Potato Salad (Sweet Pickle Plan)
8 large red potatoes
1 stalk celery, diced
1/2 a large carrot, grated
1 tbsp. chopped parsley
1/4 cup sweet pickle juice
6 small sweet pickles, chopped
1 large can sliced olives
1/4 cup finely diced sweet onion
1 cup mayonnaise
1 cup sour cream
1 tbsp. mustard
1 tsp. salt
freshly ground black pepper

Scrub and poke the potatoes and place in a large pot of salted water. Bring to a boil, then reduce heat and simmer gently until tender. Mine took about 2o minutes. Remove the potatoes to a plate to cool while you prepare the rest of the salad ingredients.

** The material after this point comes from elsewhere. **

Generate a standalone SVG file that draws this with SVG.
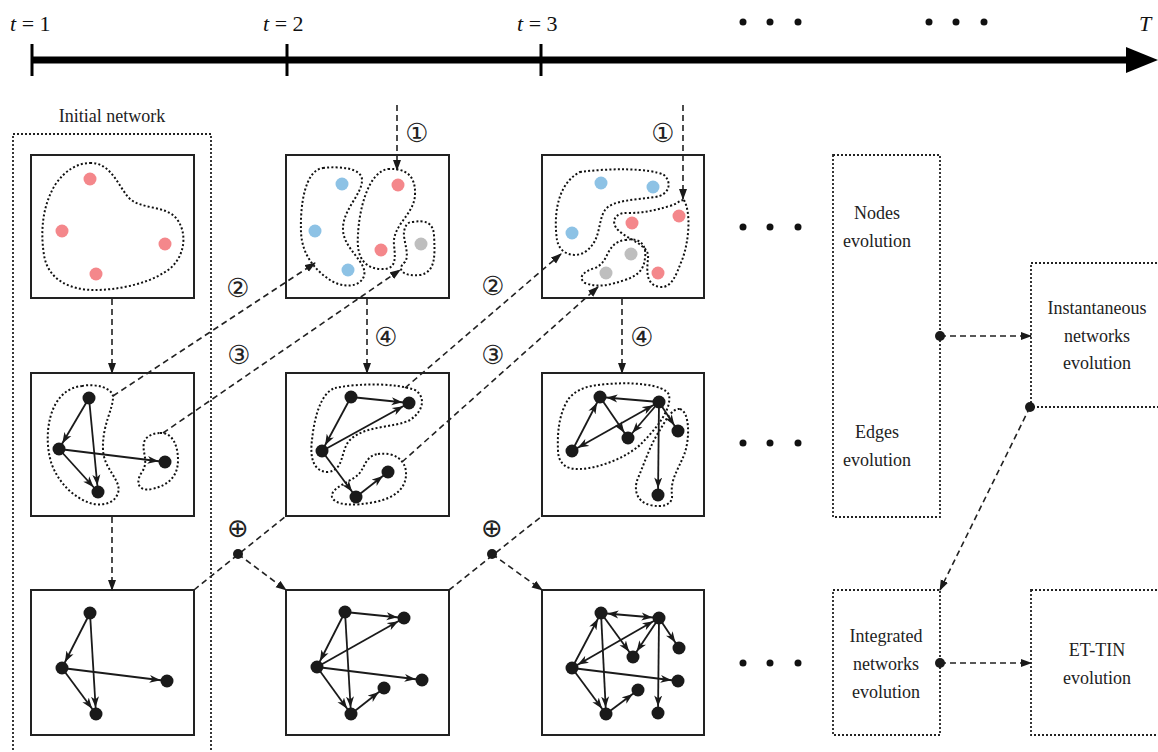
<svg xmlns="http://www.w3.org/2000/svg" width="1158" height="752" viewBox="0 0 1158 752">
<style>
.box{fill:none;stroke:#222;stroke-width:2}
.dbox{fill:none;stroke:#222;stroke-width:1.8;stroke-dasharray:2 2}
.blob{fill:none;stroke:#111;stroke-width:2;stroke-dasharray:2 2.2}
.dash{fill:none;stroke:#222;stroke-width:1.6;stroke-dasharray:6 4}
.edge{stroke:#1a1a1a;stroke-width:1.8;fill:none}
.n{fill:#1a1a1a}
.red{fill:#F4878B}.blue{fill:#8DC2E5}.gray{fill:#BEBEBE}
.lbl{font-family:"Liberation Serif","Times New Roman",serif;font-size:18px;fill:#222;text-anchor:middle}
.num{font-family:"DejaVu Sans",sans-serif;font-size:26px;fill:#222;text-anchor:middle}
.t{font-family:"Liberation Serif","Times New Roman",serif;font-size:22px;fill:#111}
</style>
<defs>
<marker id="ah" markerUnits="userSpaceOnUse" markerWidth="11" markerHeight="9" refX="17.5" refY="4" orient="auto-start-reverse" viewBox="0 0 11 8">
<path d="M0,0 L11,4 L0,8 L3,4 z" fill="#1a1a1a"/>
</marker>
<marker id="dh" markerUnits="userSpaceOnUse" markerWidth="11" markerHeight="9" refX="10" refY="4" orient="auto" viewBox="0 0 11 8">
<path d="M0,0 L11,4 L0,8 z" fill="#1a1a1a"/>
</marker>
</defs>

<g id="timeline">
<line x1="32" y1="60" x2="1132" y2="60" stroke="#000" stroke-width="7"/>
<polygon points="1126,47 1158,60 1126,73" fill="#000"/>
<line x1="32" y1="44" x2="32" y2="76" stroke="#000" stroke-width="3"/>
<line x1="287" y1="44" x2="287" y2="76" stroke="#000" stroke-width="3"/>
<line x1="541" y1="44" x2="541" y2="76" stroke="#000" stroke-width="3"/>
<text class="t" x="10" y="31"><tspan font-style="italic">t</tspan> = 1</text>
<text class="t" x="263" y="31"><tspan font-style="italic">t</tspan> = 2</text>
<text class="t" x="517" y="31"><tspan font-style="italic">t</tspan> = 3</text>
<text class="t" x="1139" y="31" font-style="italic">T</text>
<g fill="#111">
<circle cx="743" cy="22" r="3.5"/><circle cx="770" cy="22" r="3.5"/><circle cx="798" cy="22" r="3.5"/>
<circle cx="929" cy="22" r="3.5"/><circle cx="956" cy="22" r="3.5"/><circle cx="984" cy="22" r="3.5"/>
</g>
</g>

<g id="initial-frame">
<rect class="dbox" x="13" y="134" width="198" height="640"/>
<text class="lbl" x="112" y="122">Initial network</text>
</g>

<g id="c1-top">
<rect class="box" x="31" y="155" width="163" height="143"/>
<path class="blob" d="M90,163 C110,162 118,185 128,197 C140,210 165,205 176,218 C190,235 183,262 165,272 C145,285 115,290 95,290 C70,290 48,280 44,255 C40,230 43,205 55,185 C65,170 78,163 90,163 Z"/>
<circle class="red" cx="90" cy="179" r="6.5"/><circle class="red" cx="62" cy="231" r="6.5"/>
<circle class="red" cx="165" cy="244" r="6.5"/><circle class="red" cx="96" cy="274" r="6.5"/>
</g>

<g id="c2-top">
<rect class="box" x="286" y="155" width="163" height="143"/>
<path class="blob" d="M323,168 C340,166 362,168 362,180 C362,195 342,210 343,230 C344,250 368,262 364,276 C360,288 342,288 330,280 C315,270 302,255 301,232 C300,205 305,170 323,168 Z"/>
<path class="blob" d="M388,169 C405,168 416,175 415,195 C414,215 392,225 394,245 C396,262 395,270 380,269 C365,268 356,258 358,235 C359,210 368,172 388,169 Z"/>
<path class="blob" d="M412,222 C425,220 433,222 434,235 C435,255 436,272 420,275 C405,277 395,270 405,262 C410,255 403,240 404,232 C405,225 408,222 412,222 Z"/>
<circle class="blue" cx="342" cy="184" r="6.5"/><circle class="blue" cx="315" cy="231" r="6.5"/><circle class="blue" cx="348" cy="270" r="6.5"/>
<circle class="red" cx="398" cy="185" r="6.5"/><circle class="red" cx="381" cy="250" r="6.5"/>
<circle class="gray" cx="421" cy="244" r="6.5"/>
</g>

<g id="c3-top">
<rect class="box" x="542" y="155" width="162" height="143"/>
<path class="blob" d="M580,172 C610,168 650,168 664,175 C672,182 670,195 655,197 C635,200 612,200 605,210 C597,222 602,240 585,252 C575,258 560,255 557,240 C554,220 555,185 580,172 Z"/>
<path class="blob" d="M684,200 C692,215 688,245 682,260 C676,275 672,288 660,287 C645,285 647,270 648,258 C650,245 628,240 618,230 C610,222 615,212 628,213 C645,213 655,210 670,206 C677,204 680,200 684,200 Z"/>
<path class="blob" d="M625,240 C640,237 647,245 645,258 C644,268 640,275 625,280 C610,285 598,288 585,283 C578,278 582,272 595,268 C610,262 605,243 625,240 Z"/>
<circle class="blue" cx="601" cy="183" r="6.5"/><circle class="blue" cx="653" cy="187" r="6.5"/><circle class="blue" cx="572" cy="233" r="6.5"/>
<circle class="red" cx="632" cy="223" r="6.5"/><circle class="red" cx="679" cy="216" r="6.5"/><circle class="red" cx="658" cy="273" r="6.5"/>
<circle class="gray" cx="631" cy="254" r="6.5"/><circle class="gray" cx="606" cy="273" r="6.5"/>
</g>

<g id="c1-mid">
<rect class="box" x="31" y="373" width="163" height="143"/>
<path class="blob" d="M82,386 C95,383 113,388 113,397 C113,410 102,425 103,450 C104,470 122,480 118,493 C114,505 100,506 90,503 C75,498 60,485 52,465 C45,445 47,420 55,405 C62,392 72,387 82,386 Z"/>
<path class="blob" d="M160,433 C172,432 178,445 178,460 C178,475 170,485 152,489 C138,492 135,482 142,472 C150,460 140,450 145,440 C148,435 155,433 160,433 Z"/>
<g marker-end="url(#ah)" class="edge">
<line x1="89" y1="398" x2="59" y2="449"/><line x1="89" y1="398" x2="98" y2="492"/>
<line x1="59" y1="449" x2="165" y2="462"/><line x1="59" y1="449" x2="98" y2="492"/>
</g>
<circle class="n" cx="89" cy="398" r="6.5"/><circle class="n" cx="59" cy="449" r="6.5"/>
<circle class="n" cx="165" cy="462" r="6.5"/><circle class="n" cx="98" cy="492" r="6.5"/>
</g>

<g id="c2-mid">
<rect class="box" x="286" y="373" width="163" height="143"/>
<path class="blob" d="M335,388 C360,383 395,383 415,390 C425,396 425,410 410,420 C395,428 365,425 350,440 C340,450 345,470 328,472 C312,472 310,455 312,440 C314,420 320,393 335,388 Z"/>
<path class="blob" d="M378,454 C395,452 405,460 406,472 C407,488 395,498 375,502 C355,506 335,506 332,497 C330,488 350,482 358,475 C365,468 365,456 378,454 Z"/>
<g marker-end="url(#ah)" class="edge">
<line x1="351" y1="397" x2="409" y2="403"/><line x1="351" y1="397" x2="322" y2="451"/>
<line x1="322" y1="451" x2="409" y2="403"/><line x1="322" y1="451" x2="356" y2="497"/>
<line x1="356" y1="497" x2="388" y2="472"/>
</g>
<circle class="n" cx="351" cy="397" r="6.5"/><circle class="n" cx="409" cy="403" r="6.5"/>
<circle class="n" cx="322" cy="451" r="6.5"/><circle class="n" cx="356" cy="497" r="6.5"/>
<circle class="n" cx="388" cy="472" r="6.5"/>
</g>

<g id="c3-mid">
<rect class="box" x="542" y="373" width="162" height="143"/>
<path class="blob" d="M598,385 C630,381 665,384 669,395 C672,410 655,430 640,445 C625,458 600,468 580,469 C565,470 558,462 558,450 C557,430 560,410 570,397 C578,389 588,386 598,385 Z"/>
<path class="blob" d="M680,409 C690,412 690,440 684,455 C678,470 670,480 672,495 C673,505 662,508 650,505 C637,502 633,490 638,478 C645,462 650,445 660,430 C666,420 672,408 680,409 Z"/>
<g marker-end="url(#ah)" class="edge">
<line x1="659" y1="402" x2="600" y2="397"/><line x1="600" y1="397" x2="628" y2="438"/>
<line x1="572" y1="451" x2="600" y2="397"/>
<line x1="572" y1="451" x2="659" y2="402" marker-start="url(#ah)"/>
<line x1="659" y1="402" x2="628" y2="438"/><line x1="659" y1="402" x2="678" y2="431"/>
<line x1="659" y1="402" x2="658" y2="495"/>
</g>
<circle class="n" cx="600" cy="397" r="6.5"/><circle class="n" cx="659" cy="402" r="6.5"/>
<circle class="n" cx="628" cy="438" r="6.5"/><circle class="n" cx="572" cy="451" r="6.5"/>
<circle class="n" cx="678" cy="431" r="6.5"/><circle class="n" cx="658" cy="495" r="6.5"/>
</g>

<g id="c1-bot">
<rect class="box" x="31" y="590" width="163" height="145"/>
<g marker-end="url(#ah)" class="edge">
<line x1="90" y1="613" x2="62" y2="668"/><line x1="90" y1="613" x2="96" y2="714"/>
<line x1="62" y1="668" x2="167" y2="681"/><line x1="62" y1="668" x2="96" y2="714"/>
</g>
<circle class="n" cx="90" cy="613" r="6.5"/><circle class="n" cx="62" cy="668" r="6.5"/>
<circle class="n" cx="167" cy="681" r="6.5"/><circle class="n" cx="96" cy="714" r="6.5"/>
</g>

<g id="c2-bot">
<rect class="box" x="286" y="590" width="163" height="145"/>
<g marker-end="url(#ah)" class="edge">
<line x1="345" y1="612" x2="404" y2="618"/><line x1="345" y1="612" x2="317" y2="667"/>
<line x1="317" y1="667" x2="404" y2="618"/><line x1="317" y1="667" x2="422" y2="680"/>
<line x1="317" y1="667" x2="351" y2="714"/><line x1="345" y1="612" x2="351" y2="714"/>
<line x1="351" y1="714" x2="384" y2="688"/>
</g>
<circle class="n" cx="345" cy="612" r="6.5"/><circle class="n" cx="404" cy="618" r="6.5"/>
<circle class="n" cx="317" cy="667" r="6.5"/><circle class="n" cx="422" cy="680" r="6.5"/>
<circle class="n" cx="384" cy="688" r="6.5"/><circle class="n" cx="351" cy="714" r="6.5"/>
</g>

<g id="c3-bot">
<rect class="box" x="542" y="590" width="162" height="145"/>
<g marker-end="url(#ah)" class="edge">
<line x1="601" y1="613" x2="659" y2="618" marker-start="url(#ah)"/>
<line x1="601" y1="613" x2="633" y2="657"/><line x1="659" y1="618" x2="633" y2="657"/>
<line x1="659" y1="618" x2="679" y2="648"/><line x1="572" y1="668" x2="601" y2="613"/>
<line x1="572" y1="668" x2="659" y2="618" marker-start="url(#ah)"/>
<line x1="659" y1="618" x2="658" y2="713"/><line x1="572" y1="668" x2="678" y2="681"/>
<line x1="572" y1="668" x2="606" y2="714"/><line x1="601" y1="613" x2="606" y2="714"/>
<line x1="606" y1="714" x2="638" y2="690"/>
</g>
<circle class="n" cx="601" cy="613" r="6.5"/><circle class="n" cx="659" cy="618" r="6.5"/>
<circle class="n" cx="633" cy="657" r="6.5"/><circle class="n" cx="679" cy="648" r="6.5"/>
<circle class="n" cx="572" cy="668" r="6.5"/><circle class="n" cx="678" cy="681" r="6.5"/>
<circle class="n" cx="638" cy="690" r="6.5"/><circle class="n" cx="606" cy="714" r="6.5"/>
<circle class="n" cx="658" cy="713" r="6.5"/>
</g>

<g id="ellipses" fill="#111">
<circle cx="743" cy="227" r="3.5"/><circle cx="770" cy="227" r="3.5"/><circle cx="798" cy="227" r="3.5"/>
<circle cx="743" cy="443" r="3.5"/><circle cx="770" cy="443" r="3.5"/><circle cx="798" cy="443" r="3.5"/>
<circle cx="743" cy="663" r="3.5"/><circle cx="770" cy="663" r="3.5"/><circle cx="798" cy="663" r="3.5"/>
</g>

<g id="nodes-edges-box">
<rect class="dbox" x="833" y="155" width="107" height="362"/>
<text class="lbl" x="877" y="219">Nodes</text>
<text class="lbl" x="877" y="247">evolution</text>
<text class="lbl" x="877" y="438">Edges</text>
<text class="lbl" x="877" y="466">evolution</text>
</g>
<g id="instantaneous-box">
<rect class="dbox" x="1031" y="263" width="140" height="144"/>
<text class="lbl" x="1097" y="314">Instantaneous</text>
<text class="lbl" x="1097" y="342">networks</text>
<text class="lbl" x="1097" y="369">evolution</text>
</g>
<g id="integrated-box">
<rect class="dbox" x="833" y="590" width="107" height="145"/>
<text class="lbl" x="886" y="642">Integrated</text>
<text class="lbl" x="886" y="670">networks</text>
<text class="lbl" x="886" y="698">evolution</text>
</g>
<g id="ettin-box">
<rect class="dbox" x="1031" y="590" width="140" height="145"/>
<text class="lbl" x="1097" y="656">ET-TIN</text>
<text class="lbl" x="1097" y="684">evolution</text>
</g>

<g id="connectors">
<g class="dash" marker-end="url(#dh)">
<line x1="112" y1="299" x2="112" y2="373"/>
<line x1="112" y1="517" x2="112" y2="590"/>
<line x1="367" y1="299" x2="367" y2="373"/>
<line x1="622" y1="299" x2="622" y2="373"/>
<line x1="397" y1="105" x2="397" y2="170"/>
<line x1="683" y1="105" x2="683" y2="199"/>
<line x1="113" y1="396" x2="315" y2="263"/>
<line x1="163" y1="433" x2="400" y2="270"/>
<line x1="405" y1="388" x2="561" y2="254"/>
<line x1="402" y1="462" x2="598" y2="287"/>
<line x1="238" y1="554" x2="286" y2="590"/>
<line x1="492" y1="554" x2="542" y2="590"/>
<line x1="940" y1="336" x2="1031" y2="336"/>
<line x1="940" y1="663" x2="1031" y2="663"/>
<line x1="1030" y1="407" x2="940" y2="590"/>
</g>
<g class="dash">
<line x1="194" y1="590" x2="286" y2="516"/>
<line x1="449" y1="590" x2="542" y2="516"/>
</g>
<g class="n">
<circle cx="238" cy="554" r="5"/><circle cx="492" cy="554" r="5"/>
<circle cx="940" cy="336" r="5"/><circle cx="940" cy="663" r="5"/>
<circle cx="1030" cy="407" r="5"/>
</g>
<text class="num" x="417" y="142">①</text>
<text class="num" x="663" y="142">①</text>
<text class="num" x="238" y="297">②</text>
<text class="num" x="493" y="295">②</text>
<text class="num" x="239" y="364">③</text>
<text class="num" x="493" y="364">③</text>
<text class="num" x="386" y="346">④</text>
<text class="num" x="642" y="346">④</text>
<text class="num" x="238" y="537" font-size="28">⊕</text>
<text class="num" x="492" y="537" font-size="28">⊕</text>
</g>
</svg>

When potatoes are cool enough to handle, cut them into bite sized pieces. There is no need to peel thin skinned potatoes. Place the vegetables and warm potatoes in a large bowl. Pour the pickle juice over the warm potatoes and toss. Combine the mayo, sour cream, mustard, salt and pepper and then stir into the potato and vegetable mixture. Chill thoroughly before serving.

Makes plenty.

Friday, July 1, 2011

Random Food Fridays - Jam Foam

Hi Ya'll. This work week kind of did me in. I'm ready to lie down. What you see here is part of the laziest dinner in the world. Before this part of it, I munched crunchy veggies trying to decide what to do. Mr. Dwayne had already laid claim to the leftover chicken and grilled squash. In the end, I opted for goat cheese and jam. The only difference here is that the jam is from the foam I skimmed from the cherry and strawberry jams I made last weekend.

Some fruits foam more than others. Strawberry can foam very aggressively and I suggest that you never leave the kitchen once it is on the boil. When the jam nears the gel point, the foam will subside significantly, but there is always a little bit. Never throw it out! You might need a lazy dinner one night too.

Wishing you all a carefree, safe and joyful Independence Day weekend!